The documents you'll encounter fall into distinct functional categories: customs compliance, payment security, logistics control, and regulatory authorization. Each serves a specific purpose in the export chain, and many must align perfectly with one another. Don't just memorize what each document contains—know why it exists, who requires it, and what happens when it's wrong. That's the difference between theoretical knowledge and practical consulting value.
These documents satisfy government requirements at both origin and destination. Customs authorities use them to classify goods, assess duties, verify legality, and collect trade statistics.
Compare: Commercial Invoice vs. Customs Declaration—both state value and description, but the invoice is a seller's document for the transaction while the declaration is a government form for regulatory compliance. Errors on one often cascade to the other.
These documents protect both buyer and seller in transactions where goods and payment cross borders at different times. They shift risk to financial institutions and create enforceable guarantees.
Compare: Proforma Invoice vs. Commercial Invoice—the proforma is a proposal issued before shipment; the commercial invoice is the actual billing document issued after. Letters of credit require the commercial invoice to match the proforma's terms closely.
These documents control the physical movement of goods and establish who holds title at each stage. They function as contracts, receipts, and sometimes negotiable instruments.

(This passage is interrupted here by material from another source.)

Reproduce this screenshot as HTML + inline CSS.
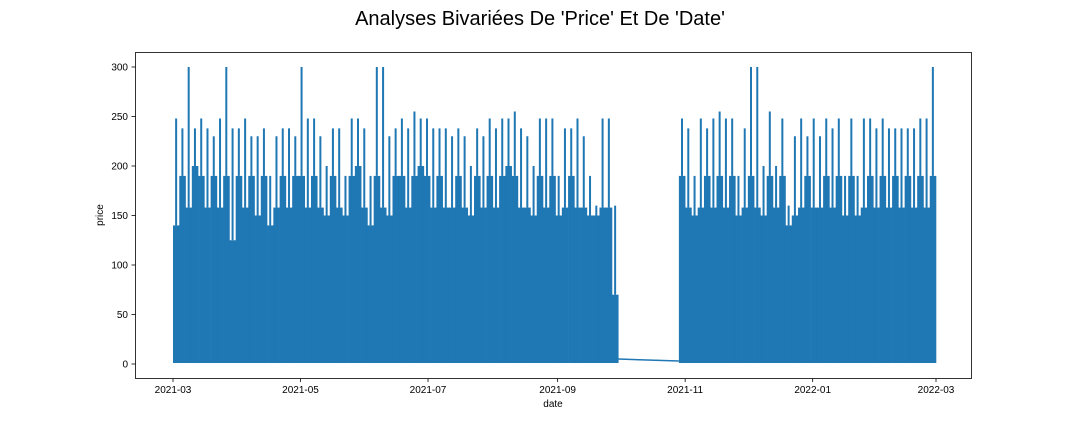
<!DOCTYPE html>
<html><head><meta charset="utf-8"><style>
body{margin:0;background:#fff;}
svg text{font-family:"Liberation Sans",sans-serif;fill:#000;}
</style></head><body>
<svg id="chart" width="1080" height="432" xmlns="http://www.w3.org/2000/svg">
<text x="540" y="25" font-size="20" text-anchor="middle">Analyses Bivariées De 'Price' Et De 'Date'</text>
<g id="plot"></g>
<rect x="135.5" y="52.5" width="836" height="326" fill="none" stroke="#000" stroke-width="0.8"/>
<g id="xt"></g>
<g id="yt"></g>
<text x="553" y="407" font-size="10" text-anchor="middle">date</text>
<text transform="translate(103,215) rotate(-90)" font-size="10" text-anchor="middle">price</text>
</svg>
<script>
const seg1Start = "2021-03-01";
const seg2Start = "2021-10-29";
const binDays = 3;
const seg1Peaks = [248,238,300,238,248,238,230,248,300,238,238,248,230,230,238,190,230,238,238,230,300,248,248,230,200,238,238,190,248,248,238,190,300,300,230,238,
248,238,255,248,248,238,238,238,230,238,230,200,238,230,248,238,248,248,255,238,230,200,248,248,248,190,238,238,248,230,190,160,248,248,160];
const seg1Base = [140,190,158,200,190,158,190,158,190,125,190,158,190,150,190,140,158,190,158,190,190,158,190,158,150,190,158,150,190,200,158,140,190,158,150,190,
190,158,190,200,190,158,190,158,158,190,158,150,190,158,190,158,190,200,190,158,158,150,190,158,190,150,158,190,158,158,150,150,158,158,70];
const seg2Peaks = [248,238,190,248,238,248,255,248,248,190,238,300,300,200,255,200,248,160,230,248,230,248,230,248,238,248,190,248,190,248,248,238,248,238,238,238,238,238,248,248,300];
const seg2Base = [190,158,150,158,190,158,190,158,190,150,158,190,158,150,190,158,190,140,150,158,190,158,158,190,158,190,150,190,150,158,190,158,190,158,190,158,190,158,190,158,190];
const lowValue = 3;
const xTickLabels = ["2021-03","2021-05","2021-07","2021-09","2021-11","2022-01","2022-03"];
const yTickValues = [0,50,100,150,200,250,300];

const NS="http://www.w3.org/2000/svg";
const t0 = Date.parse("2021-03-01"), t1 = Date.parse("2022-03-01");
function xs(ms){return 173 + (ms - t0)/(t1 - t0)*763;}
function ys(v){return 364 - v*0.99;}
const DAY=86400000;
const plot=document.getElementById('plot');
function mk(tag,attrs,parent){const e=document.createElementNS(NS,tag);for(const k in attrs)e.setAttribute(k,attrs[k]);parent.appendChild(e);return e;}
function drawSeg(start,peaks,base,name){
  const s=Date.parse(start);
  peaks.forEach((p,i)=>{
    const a=xs(s+i*binDays*DAY), b=xs(s+(i+1)*binDays*DAY);
    const r=mk('rect',{x:a,y:ys(base[i]),width:b-a+0.3,height:ys(lowValue-2)-ys(base[i]),fill:'#1f77b4'},plot);
    
    
    const sp=mk('line',{x1:(a+b)/2,y1:ys(p),x2:(a+b)/2,y2:ys(base[i]),stroke:'#1f77b4','stroke-width':2},plot);
    
    
  });
  return [xs(s), xs(s+peaks.length*binDays*DAY)];
}
const r1=drawSeg(seg1Start,seg1Peaks,seg1Base,'series-segment-1');
const r2=drawSeg(seg2Start,seg2Peaks,seg2Base,'series-segment-2');
const ln=mk('line',{x1:r1[1],y1:ys(5),x2:r2[0],y2:ys(lowValue),stroke:'#1f77b4','stroke-width':1.5},plot);



const xt=document.getElementById('xt');
xTickLabels.forEach(l=>{
  const x=xs(Date.parse(l+"-01"));
  const tk=mk('line',{x1:x,y1:378.5,x2:x,y2:382,stroke:'#000','stroke-width':0.8},xt);
  
  
  const tx=mk('text',{x:x,y:393,'font-size':10,'text-anchor':'middle'},xt);
  tx.textContent=l;
  
  
});
const yt=document.getElementById('yt');
yTickValues.forEach(v=>{
  const y=ys(v);
  const tk=mk('line',{x1:131.5,y1:y,x2:135.5,y2:y,stroke:'#000','stroke-width':0.8},yt);
  
  
  const tx=mk('text',{x:128,y:y+3.5,'font-size':10,'text-anchor':'end'},yt);
  tx.textContent=v;
  
  
});
</script>
</body></html>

Compare: Bill of Lading vs. Packing List—the bill of lading is a legal contract with the carrier that can transfer title; the packing list is an inventory document with no legal force. Both describe the shipment, but they serve completely different functions.
These documents prove that exports comply with national laws controlling what can leave the country. They exist because some goods have strategic, security, or policy implications.

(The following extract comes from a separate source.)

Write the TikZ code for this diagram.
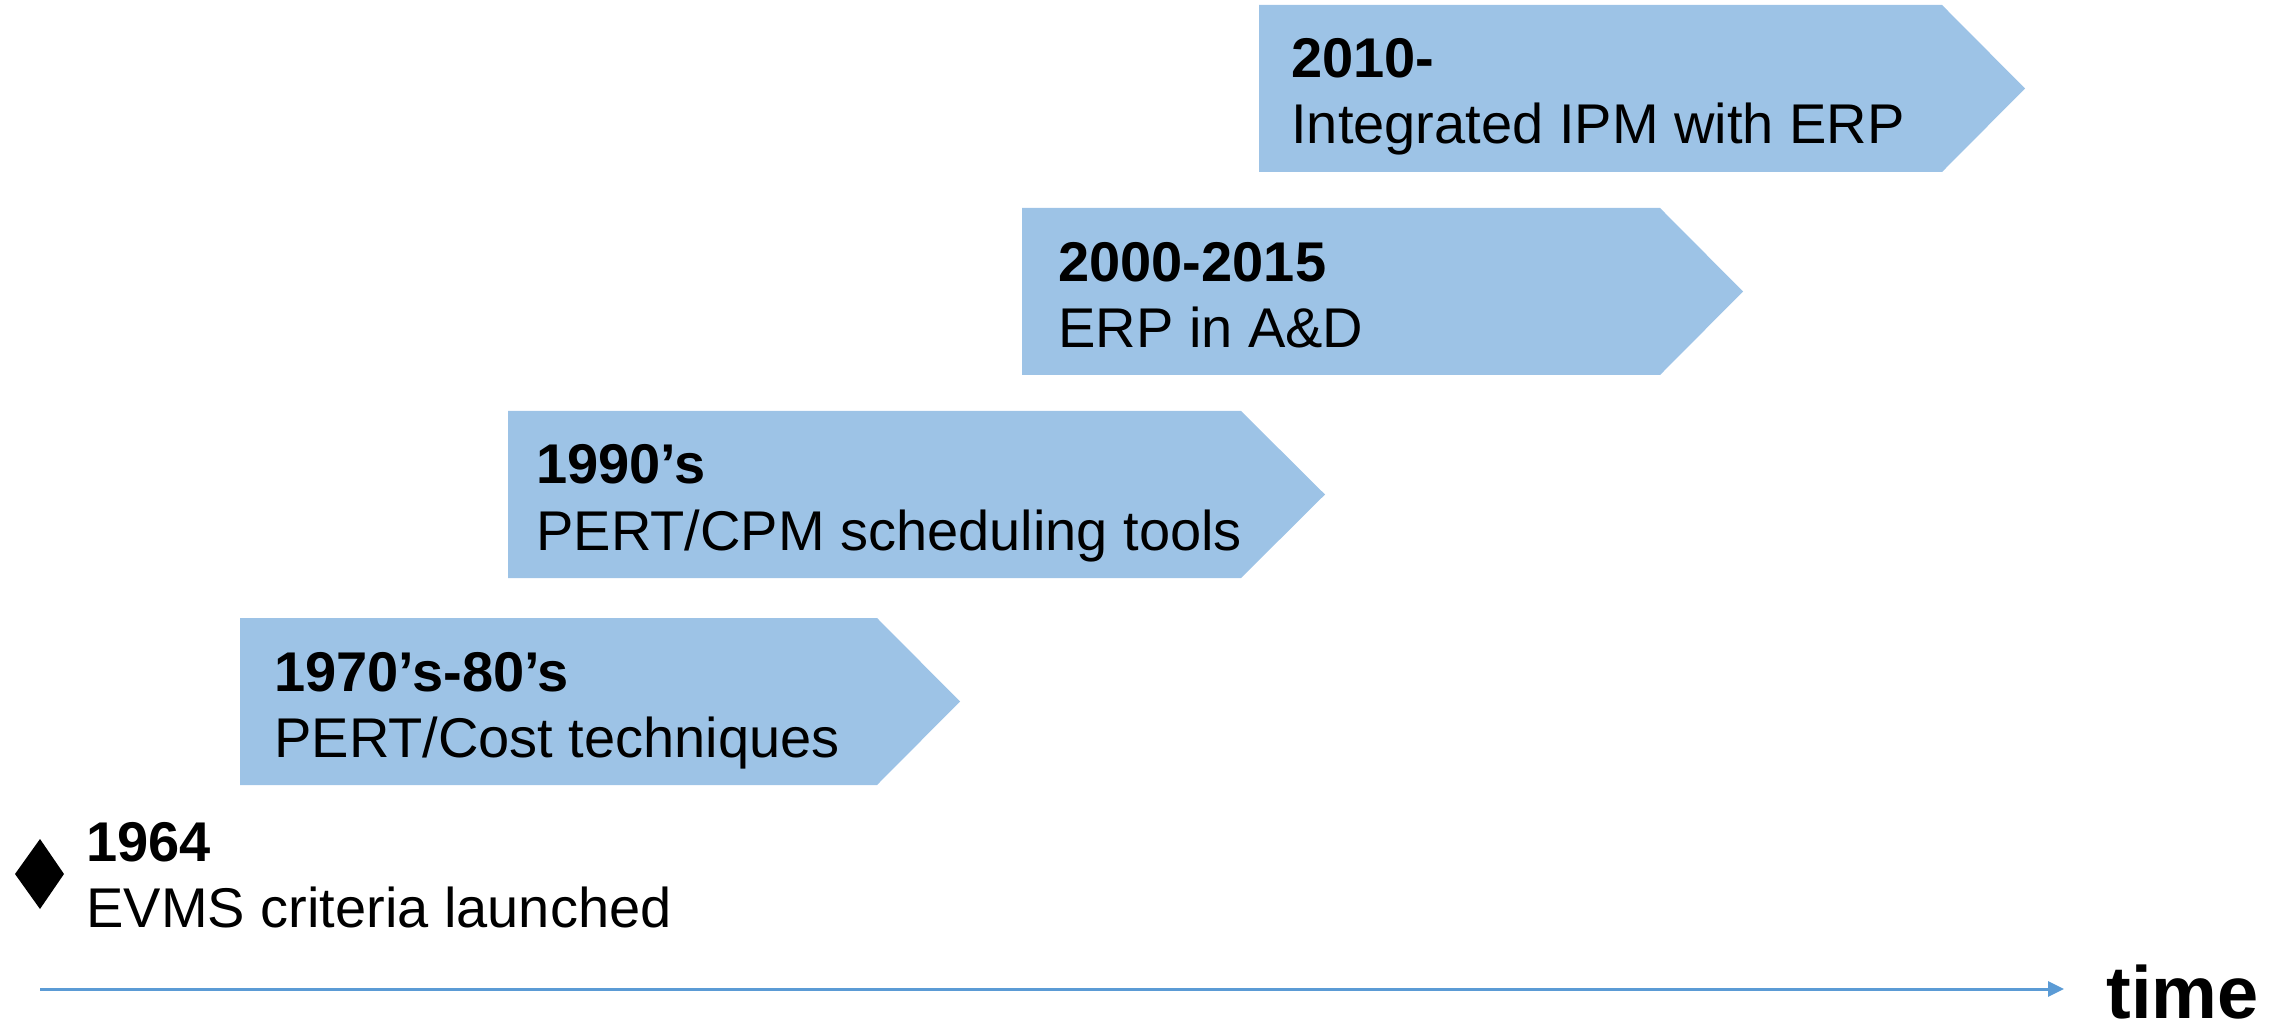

Compare: Export License vs. EEI Filing—the license is permission to export specific controlled goods; the EEI is a reporting requirement for most exports above threshold values. Some shipments need both, some need neither, some need only one.
| Concept | Best Examples |
|---|---|
| Customs Valuation & Classification | Commercial Invoice, Customs Declaration Form |
| Tariff & Trade Agreement Eligibility | Certificate of Origin |
| Payment Security & Trade Finance | Letter of Credit, Proforma Invoice |
| Title & Ownership Transfer | Bill of Lading (negotiable) |
| Physical Shipment Verification | Packing List, Bill of Lading |
| Risk Protection | Insurance Certificate, Letter of Credit |
| Government Authorization | Export License, EEI/SED Filing |
| Pre-Shipment Planning | Proforma Invoice, Export License Application |
Which two documents must align precisely for a letter of credit to release payment, and what happens if they don't match?
A client is exporting goods to a country with a free trade agreement. Which document determines whether they qualify for preferential tariff rates, and who must certify it?
Compare the Bill of Lading and the Packing List: both describe shipment contents, but what fundamentally different purposes do they serve?
Your SME client wants to export encryption software to a foreign buyer. Which two government-related documents might they need, and what's the consequence of skipping them?
A buyer requests a document before placing an order to arrange financing with their bank. Which document should your client provide, and how does it differ from the document issued after shipment?